> _Short exercise_
Reproduce exactly the run of lines from the one containing "Write the matplotlib code for this chart." through the one containing "smooth_years = np.arange(1956, 2015, 2)". Pictures do not belong in the copy.

> _Recorded information_

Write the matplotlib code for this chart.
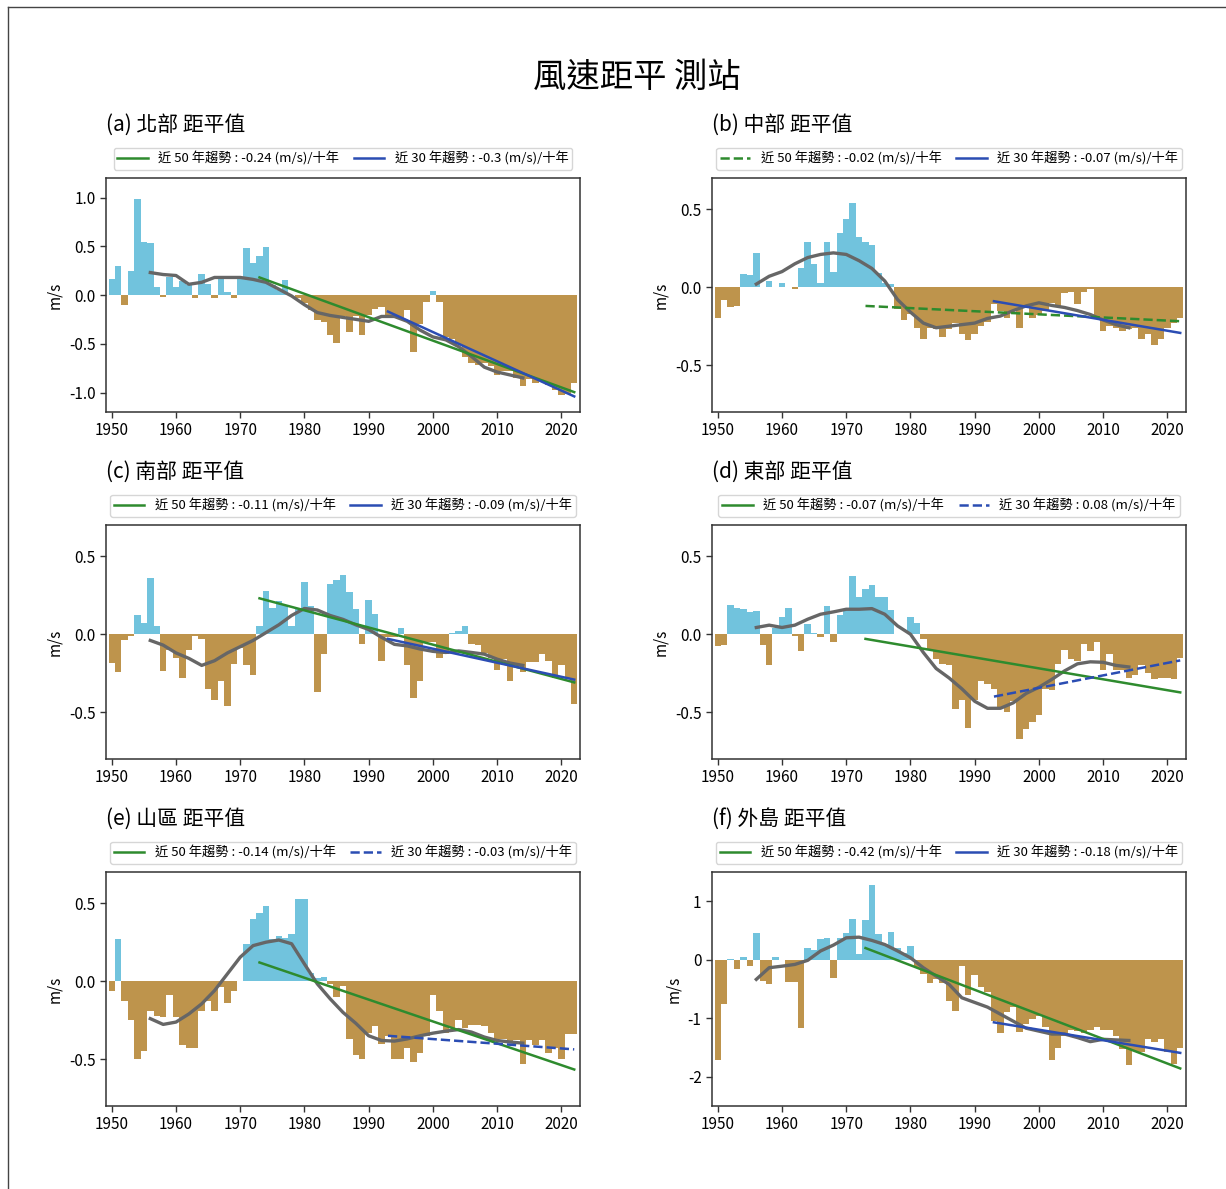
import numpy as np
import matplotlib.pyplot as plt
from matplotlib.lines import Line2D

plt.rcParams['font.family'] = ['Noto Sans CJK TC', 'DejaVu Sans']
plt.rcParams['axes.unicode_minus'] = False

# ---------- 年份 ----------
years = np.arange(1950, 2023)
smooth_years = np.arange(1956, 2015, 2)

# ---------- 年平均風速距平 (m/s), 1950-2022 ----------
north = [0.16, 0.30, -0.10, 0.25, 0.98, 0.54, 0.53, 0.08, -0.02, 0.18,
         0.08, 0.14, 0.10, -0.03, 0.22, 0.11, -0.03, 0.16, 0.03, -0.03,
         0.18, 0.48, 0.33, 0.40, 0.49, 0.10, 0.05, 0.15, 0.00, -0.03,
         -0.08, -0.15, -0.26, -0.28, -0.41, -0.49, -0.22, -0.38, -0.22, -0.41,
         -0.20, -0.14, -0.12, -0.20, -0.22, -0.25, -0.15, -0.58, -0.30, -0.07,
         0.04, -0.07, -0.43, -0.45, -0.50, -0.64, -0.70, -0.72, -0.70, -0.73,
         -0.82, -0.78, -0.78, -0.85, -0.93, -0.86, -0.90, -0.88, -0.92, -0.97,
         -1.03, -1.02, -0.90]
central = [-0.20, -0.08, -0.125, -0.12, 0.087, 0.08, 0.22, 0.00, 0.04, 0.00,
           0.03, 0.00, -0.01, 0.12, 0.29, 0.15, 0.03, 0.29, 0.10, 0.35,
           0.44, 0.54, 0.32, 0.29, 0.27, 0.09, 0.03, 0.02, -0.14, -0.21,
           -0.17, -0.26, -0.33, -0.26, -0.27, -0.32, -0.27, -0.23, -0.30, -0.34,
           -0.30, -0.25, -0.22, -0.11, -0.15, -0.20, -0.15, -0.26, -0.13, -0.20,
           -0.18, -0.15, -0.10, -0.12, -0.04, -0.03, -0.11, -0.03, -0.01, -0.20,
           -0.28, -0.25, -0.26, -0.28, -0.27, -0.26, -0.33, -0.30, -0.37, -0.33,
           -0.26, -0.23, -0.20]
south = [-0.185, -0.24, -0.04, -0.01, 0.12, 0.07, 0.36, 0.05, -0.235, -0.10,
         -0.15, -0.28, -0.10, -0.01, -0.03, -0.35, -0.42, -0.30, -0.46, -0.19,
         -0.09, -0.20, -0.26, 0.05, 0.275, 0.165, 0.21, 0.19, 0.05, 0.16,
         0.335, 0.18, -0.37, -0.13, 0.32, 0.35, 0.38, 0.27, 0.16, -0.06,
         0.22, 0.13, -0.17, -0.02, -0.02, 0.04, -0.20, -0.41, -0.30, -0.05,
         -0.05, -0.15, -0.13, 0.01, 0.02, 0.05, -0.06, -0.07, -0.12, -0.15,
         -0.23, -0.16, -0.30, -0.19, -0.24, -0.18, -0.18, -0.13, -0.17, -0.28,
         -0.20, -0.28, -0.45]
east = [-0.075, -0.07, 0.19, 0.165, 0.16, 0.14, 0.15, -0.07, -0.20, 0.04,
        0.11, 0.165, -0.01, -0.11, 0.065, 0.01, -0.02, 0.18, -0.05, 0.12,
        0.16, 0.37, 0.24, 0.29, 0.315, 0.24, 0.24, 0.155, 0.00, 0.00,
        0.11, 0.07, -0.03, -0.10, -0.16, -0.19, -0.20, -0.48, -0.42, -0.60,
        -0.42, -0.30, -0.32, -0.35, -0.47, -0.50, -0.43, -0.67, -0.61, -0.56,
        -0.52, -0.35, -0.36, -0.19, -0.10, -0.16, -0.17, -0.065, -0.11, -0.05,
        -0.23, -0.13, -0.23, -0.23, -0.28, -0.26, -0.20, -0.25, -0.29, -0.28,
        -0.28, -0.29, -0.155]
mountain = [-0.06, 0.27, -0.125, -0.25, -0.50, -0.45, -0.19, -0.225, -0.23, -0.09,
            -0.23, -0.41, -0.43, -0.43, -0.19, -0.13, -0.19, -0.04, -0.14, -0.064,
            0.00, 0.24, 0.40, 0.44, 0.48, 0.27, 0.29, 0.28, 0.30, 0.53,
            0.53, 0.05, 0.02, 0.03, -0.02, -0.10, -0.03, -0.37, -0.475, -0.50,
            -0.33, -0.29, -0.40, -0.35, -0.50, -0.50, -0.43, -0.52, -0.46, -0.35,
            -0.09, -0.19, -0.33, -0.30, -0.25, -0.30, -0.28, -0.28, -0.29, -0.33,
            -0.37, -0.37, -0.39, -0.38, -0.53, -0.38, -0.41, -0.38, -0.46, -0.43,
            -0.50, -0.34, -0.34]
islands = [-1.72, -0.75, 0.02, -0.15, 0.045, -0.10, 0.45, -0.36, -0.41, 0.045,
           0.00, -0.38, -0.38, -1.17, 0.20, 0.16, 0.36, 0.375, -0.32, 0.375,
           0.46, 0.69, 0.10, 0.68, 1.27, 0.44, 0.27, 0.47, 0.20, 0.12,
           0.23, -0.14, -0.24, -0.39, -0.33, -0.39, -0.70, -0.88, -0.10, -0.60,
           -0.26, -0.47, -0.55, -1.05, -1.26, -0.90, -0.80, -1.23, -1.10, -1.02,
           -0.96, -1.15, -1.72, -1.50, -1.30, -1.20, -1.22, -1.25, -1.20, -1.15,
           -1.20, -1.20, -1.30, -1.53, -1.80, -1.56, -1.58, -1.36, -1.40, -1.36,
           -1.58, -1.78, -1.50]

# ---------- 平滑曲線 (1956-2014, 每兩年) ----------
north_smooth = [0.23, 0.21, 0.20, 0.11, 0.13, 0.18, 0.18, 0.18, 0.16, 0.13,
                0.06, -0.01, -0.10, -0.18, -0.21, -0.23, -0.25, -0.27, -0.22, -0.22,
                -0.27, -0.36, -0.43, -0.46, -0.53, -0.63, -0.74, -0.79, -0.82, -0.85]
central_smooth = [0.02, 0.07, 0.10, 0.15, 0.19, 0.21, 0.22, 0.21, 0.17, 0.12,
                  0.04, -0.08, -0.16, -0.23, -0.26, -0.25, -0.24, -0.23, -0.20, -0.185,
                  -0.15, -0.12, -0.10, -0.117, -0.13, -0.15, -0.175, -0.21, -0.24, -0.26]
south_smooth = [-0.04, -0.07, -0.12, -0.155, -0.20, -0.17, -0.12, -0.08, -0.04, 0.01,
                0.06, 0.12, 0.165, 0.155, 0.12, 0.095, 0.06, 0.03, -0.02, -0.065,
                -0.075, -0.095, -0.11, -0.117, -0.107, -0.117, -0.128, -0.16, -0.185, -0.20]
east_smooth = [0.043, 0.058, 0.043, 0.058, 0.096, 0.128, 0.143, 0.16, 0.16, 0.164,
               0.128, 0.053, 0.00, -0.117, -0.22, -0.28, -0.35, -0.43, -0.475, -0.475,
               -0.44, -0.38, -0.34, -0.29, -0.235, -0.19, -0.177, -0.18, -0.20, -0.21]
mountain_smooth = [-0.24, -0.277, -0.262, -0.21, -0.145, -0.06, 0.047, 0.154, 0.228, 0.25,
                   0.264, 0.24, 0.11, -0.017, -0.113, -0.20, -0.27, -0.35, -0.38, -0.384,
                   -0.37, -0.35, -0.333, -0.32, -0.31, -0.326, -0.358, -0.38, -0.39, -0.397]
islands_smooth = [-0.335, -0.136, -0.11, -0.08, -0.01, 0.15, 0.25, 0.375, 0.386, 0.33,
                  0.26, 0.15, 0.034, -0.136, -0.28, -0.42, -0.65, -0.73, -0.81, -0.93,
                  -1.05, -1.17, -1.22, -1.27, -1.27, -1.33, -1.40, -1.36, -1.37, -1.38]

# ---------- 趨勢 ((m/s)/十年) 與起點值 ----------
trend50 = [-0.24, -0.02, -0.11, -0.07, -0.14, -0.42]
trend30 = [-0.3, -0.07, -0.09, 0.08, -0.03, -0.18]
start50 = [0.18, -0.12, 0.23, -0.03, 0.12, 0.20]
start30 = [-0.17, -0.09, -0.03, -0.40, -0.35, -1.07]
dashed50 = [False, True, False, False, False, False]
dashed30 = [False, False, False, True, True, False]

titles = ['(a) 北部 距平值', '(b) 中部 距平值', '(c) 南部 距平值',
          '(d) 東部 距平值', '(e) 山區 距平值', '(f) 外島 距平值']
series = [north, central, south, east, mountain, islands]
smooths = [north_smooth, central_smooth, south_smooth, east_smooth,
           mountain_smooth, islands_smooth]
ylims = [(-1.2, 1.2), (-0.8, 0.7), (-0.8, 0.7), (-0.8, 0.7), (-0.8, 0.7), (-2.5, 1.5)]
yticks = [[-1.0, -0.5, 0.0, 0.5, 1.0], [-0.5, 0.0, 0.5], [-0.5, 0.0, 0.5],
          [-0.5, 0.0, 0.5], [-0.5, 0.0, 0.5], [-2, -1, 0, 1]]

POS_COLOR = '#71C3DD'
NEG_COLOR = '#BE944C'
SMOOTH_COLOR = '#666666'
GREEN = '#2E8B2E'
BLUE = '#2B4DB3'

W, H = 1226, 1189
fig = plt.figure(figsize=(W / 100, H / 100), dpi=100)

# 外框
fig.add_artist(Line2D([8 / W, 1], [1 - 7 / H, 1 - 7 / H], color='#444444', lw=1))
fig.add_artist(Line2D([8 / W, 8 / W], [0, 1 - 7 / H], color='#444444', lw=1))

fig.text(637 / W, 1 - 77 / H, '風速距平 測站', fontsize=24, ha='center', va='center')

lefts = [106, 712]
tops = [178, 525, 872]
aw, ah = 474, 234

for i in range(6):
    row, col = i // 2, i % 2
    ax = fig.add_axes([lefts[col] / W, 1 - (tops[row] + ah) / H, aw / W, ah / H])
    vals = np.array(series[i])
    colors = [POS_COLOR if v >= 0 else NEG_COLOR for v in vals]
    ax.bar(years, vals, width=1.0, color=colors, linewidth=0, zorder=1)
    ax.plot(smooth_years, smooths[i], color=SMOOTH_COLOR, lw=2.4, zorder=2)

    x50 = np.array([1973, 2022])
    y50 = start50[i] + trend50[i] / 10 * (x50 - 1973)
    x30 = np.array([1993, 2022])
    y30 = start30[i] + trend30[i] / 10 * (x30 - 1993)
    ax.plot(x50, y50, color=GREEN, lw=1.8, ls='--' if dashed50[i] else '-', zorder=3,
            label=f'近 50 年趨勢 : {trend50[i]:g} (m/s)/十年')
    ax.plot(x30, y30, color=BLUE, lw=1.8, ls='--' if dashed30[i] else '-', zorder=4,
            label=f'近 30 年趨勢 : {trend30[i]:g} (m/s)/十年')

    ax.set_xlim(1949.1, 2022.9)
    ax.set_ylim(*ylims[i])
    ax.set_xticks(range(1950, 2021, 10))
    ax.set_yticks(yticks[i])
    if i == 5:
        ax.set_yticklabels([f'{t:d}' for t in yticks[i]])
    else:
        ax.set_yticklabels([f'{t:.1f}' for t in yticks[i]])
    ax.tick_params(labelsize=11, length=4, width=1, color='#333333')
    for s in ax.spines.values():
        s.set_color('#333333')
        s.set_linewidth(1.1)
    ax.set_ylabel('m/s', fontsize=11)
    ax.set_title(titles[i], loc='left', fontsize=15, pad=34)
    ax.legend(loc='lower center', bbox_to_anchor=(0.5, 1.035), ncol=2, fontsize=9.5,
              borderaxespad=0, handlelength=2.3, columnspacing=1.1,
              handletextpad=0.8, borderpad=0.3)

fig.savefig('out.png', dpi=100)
* * *
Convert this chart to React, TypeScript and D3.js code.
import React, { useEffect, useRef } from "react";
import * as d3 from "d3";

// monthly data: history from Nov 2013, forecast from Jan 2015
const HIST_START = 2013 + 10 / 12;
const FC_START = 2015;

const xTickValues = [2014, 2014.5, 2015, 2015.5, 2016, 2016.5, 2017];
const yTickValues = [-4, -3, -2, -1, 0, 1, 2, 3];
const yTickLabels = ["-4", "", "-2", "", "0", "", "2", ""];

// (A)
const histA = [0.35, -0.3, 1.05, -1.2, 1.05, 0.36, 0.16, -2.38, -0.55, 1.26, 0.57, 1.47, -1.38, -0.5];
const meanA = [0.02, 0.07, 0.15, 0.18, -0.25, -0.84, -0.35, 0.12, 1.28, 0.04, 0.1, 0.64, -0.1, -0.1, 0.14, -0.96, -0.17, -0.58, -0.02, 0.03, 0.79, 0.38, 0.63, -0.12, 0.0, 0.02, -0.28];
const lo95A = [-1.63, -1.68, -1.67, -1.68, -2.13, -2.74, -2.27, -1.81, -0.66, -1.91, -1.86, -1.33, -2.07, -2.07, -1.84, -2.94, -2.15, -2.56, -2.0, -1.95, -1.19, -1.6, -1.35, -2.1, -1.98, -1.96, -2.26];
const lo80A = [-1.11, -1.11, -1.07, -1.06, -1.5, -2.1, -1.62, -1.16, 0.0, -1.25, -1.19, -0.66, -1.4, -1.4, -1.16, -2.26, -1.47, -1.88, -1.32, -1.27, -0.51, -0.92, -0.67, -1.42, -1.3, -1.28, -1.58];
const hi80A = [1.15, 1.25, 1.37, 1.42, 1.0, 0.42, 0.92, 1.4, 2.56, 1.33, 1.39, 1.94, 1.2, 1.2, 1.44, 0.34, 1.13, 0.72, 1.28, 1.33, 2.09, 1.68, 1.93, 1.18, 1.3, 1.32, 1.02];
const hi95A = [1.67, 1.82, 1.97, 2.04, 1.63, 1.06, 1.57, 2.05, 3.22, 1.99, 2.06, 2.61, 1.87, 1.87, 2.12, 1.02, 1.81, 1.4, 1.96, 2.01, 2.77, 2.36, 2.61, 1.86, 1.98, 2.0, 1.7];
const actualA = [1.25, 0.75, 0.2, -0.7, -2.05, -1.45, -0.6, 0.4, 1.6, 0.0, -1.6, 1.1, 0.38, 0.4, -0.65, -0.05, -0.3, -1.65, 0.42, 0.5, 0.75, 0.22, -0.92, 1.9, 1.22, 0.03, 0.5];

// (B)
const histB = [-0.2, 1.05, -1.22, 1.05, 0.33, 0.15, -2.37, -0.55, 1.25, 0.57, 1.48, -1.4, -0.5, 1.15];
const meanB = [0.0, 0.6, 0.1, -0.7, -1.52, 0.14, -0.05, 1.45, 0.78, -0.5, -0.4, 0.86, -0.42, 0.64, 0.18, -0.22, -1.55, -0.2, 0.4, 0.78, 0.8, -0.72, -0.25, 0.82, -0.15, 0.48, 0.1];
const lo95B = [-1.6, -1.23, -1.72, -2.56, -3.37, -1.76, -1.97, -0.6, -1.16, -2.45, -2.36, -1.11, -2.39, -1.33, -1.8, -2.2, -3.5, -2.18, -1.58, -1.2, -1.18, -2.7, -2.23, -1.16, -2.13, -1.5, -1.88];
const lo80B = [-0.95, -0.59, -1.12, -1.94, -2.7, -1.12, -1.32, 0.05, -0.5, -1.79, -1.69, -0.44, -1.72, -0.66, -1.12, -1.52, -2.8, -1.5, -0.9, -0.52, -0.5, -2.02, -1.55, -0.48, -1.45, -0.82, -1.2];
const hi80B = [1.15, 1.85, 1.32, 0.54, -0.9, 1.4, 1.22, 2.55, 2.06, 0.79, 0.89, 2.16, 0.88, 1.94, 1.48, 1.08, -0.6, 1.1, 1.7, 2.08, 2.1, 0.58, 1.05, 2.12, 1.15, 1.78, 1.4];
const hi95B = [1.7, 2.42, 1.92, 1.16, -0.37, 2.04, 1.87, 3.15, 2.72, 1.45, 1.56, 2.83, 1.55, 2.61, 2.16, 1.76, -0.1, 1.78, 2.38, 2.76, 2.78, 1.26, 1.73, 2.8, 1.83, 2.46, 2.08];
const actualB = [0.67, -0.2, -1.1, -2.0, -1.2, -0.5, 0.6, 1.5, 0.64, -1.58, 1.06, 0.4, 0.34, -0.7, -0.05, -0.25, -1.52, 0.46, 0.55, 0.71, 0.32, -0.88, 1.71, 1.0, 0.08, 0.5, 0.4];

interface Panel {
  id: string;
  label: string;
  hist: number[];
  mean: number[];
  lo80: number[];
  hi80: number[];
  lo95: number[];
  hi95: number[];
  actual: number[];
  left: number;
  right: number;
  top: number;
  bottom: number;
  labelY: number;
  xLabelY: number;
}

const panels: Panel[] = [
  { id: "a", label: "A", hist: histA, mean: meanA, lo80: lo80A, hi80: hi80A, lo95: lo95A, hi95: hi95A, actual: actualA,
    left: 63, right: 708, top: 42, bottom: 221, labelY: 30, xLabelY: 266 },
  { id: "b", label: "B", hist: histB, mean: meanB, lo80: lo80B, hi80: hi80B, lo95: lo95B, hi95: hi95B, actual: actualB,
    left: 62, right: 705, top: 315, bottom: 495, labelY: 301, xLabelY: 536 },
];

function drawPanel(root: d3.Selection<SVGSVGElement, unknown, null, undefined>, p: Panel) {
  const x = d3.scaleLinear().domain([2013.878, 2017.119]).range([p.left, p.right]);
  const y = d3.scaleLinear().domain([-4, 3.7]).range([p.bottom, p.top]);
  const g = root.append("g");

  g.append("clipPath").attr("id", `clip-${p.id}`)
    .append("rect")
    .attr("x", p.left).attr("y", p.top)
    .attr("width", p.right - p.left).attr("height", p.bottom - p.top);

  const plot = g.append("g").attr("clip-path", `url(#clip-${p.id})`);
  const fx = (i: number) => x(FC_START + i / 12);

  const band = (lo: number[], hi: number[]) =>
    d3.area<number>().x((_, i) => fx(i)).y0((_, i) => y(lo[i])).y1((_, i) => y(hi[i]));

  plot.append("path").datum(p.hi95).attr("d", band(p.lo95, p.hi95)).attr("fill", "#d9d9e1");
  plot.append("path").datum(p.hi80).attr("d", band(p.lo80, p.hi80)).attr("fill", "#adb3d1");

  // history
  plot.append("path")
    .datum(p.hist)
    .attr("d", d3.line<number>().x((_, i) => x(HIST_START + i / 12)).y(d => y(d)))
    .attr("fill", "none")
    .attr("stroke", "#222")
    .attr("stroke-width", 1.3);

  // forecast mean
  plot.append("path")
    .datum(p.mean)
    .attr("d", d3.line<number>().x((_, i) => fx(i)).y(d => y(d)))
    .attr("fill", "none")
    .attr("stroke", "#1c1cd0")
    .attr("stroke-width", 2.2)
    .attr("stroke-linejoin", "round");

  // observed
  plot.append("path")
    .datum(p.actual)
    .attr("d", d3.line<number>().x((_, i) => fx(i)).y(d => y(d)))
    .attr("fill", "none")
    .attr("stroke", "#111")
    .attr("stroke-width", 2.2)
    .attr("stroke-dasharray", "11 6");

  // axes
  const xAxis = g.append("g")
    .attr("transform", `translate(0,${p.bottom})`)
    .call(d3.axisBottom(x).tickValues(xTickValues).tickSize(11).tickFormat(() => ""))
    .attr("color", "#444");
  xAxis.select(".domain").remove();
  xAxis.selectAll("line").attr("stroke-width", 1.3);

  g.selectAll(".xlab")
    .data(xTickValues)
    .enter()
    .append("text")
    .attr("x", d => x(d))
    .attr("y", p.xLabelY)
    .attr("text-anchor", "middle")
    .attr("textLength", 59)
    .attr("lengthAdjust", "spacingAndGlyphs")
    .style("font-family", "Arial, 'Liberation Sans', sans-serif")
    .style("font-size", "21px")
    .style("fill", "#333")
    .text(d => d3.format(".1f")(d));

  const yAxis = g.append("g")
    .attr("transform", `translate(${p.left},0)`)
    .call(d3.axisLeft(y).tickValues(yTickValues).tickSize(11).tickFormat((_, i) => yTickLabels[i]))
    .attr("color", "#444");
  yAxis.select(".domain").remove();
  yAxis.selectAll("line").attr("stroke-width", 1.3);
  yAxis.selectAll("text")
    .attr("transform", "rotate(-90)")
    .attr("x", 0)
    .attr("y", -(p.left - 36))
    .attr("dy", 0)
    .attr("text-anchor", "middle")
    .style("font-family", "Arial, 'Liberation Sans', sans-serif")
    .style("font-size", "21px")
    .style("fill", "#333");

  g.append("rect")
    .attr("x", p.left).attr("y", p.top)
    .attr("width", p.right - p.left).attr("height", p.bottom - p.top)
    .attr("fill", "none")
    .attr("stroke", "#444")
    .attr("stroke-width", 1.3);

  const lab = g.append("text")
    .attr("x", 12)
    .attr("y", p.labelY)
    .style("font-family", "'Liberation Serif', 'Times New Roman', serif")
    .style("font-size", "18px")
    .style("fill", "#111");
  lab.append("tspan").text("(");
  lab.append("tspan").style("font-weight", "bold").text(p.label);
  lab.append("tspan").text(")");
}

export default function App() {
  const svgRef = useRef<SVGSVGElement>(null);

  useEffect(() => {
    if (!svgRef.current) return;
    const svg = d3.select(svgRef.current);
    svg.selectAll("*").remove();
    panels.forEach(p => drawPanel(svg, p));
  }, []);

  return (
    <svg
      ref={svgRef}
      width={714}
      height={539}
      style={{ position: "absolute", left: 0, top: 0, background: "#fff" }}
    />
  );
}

> _Response_
Write the matplotlib code for this chart.
import numpy as np
import matplotlib.pyplot as plt
from matplotlib.lines import Line2D

plt.rcParams['font.family'] = ['Noto Sans CJK TC', 'DejaVu Sans']
plt.rcParams['axes.unicode_minus'] = False

# ---------- 年份 ----------
years = np.arange(1950, 2023)
smooth_years = np.arange(1956, 2015, 2)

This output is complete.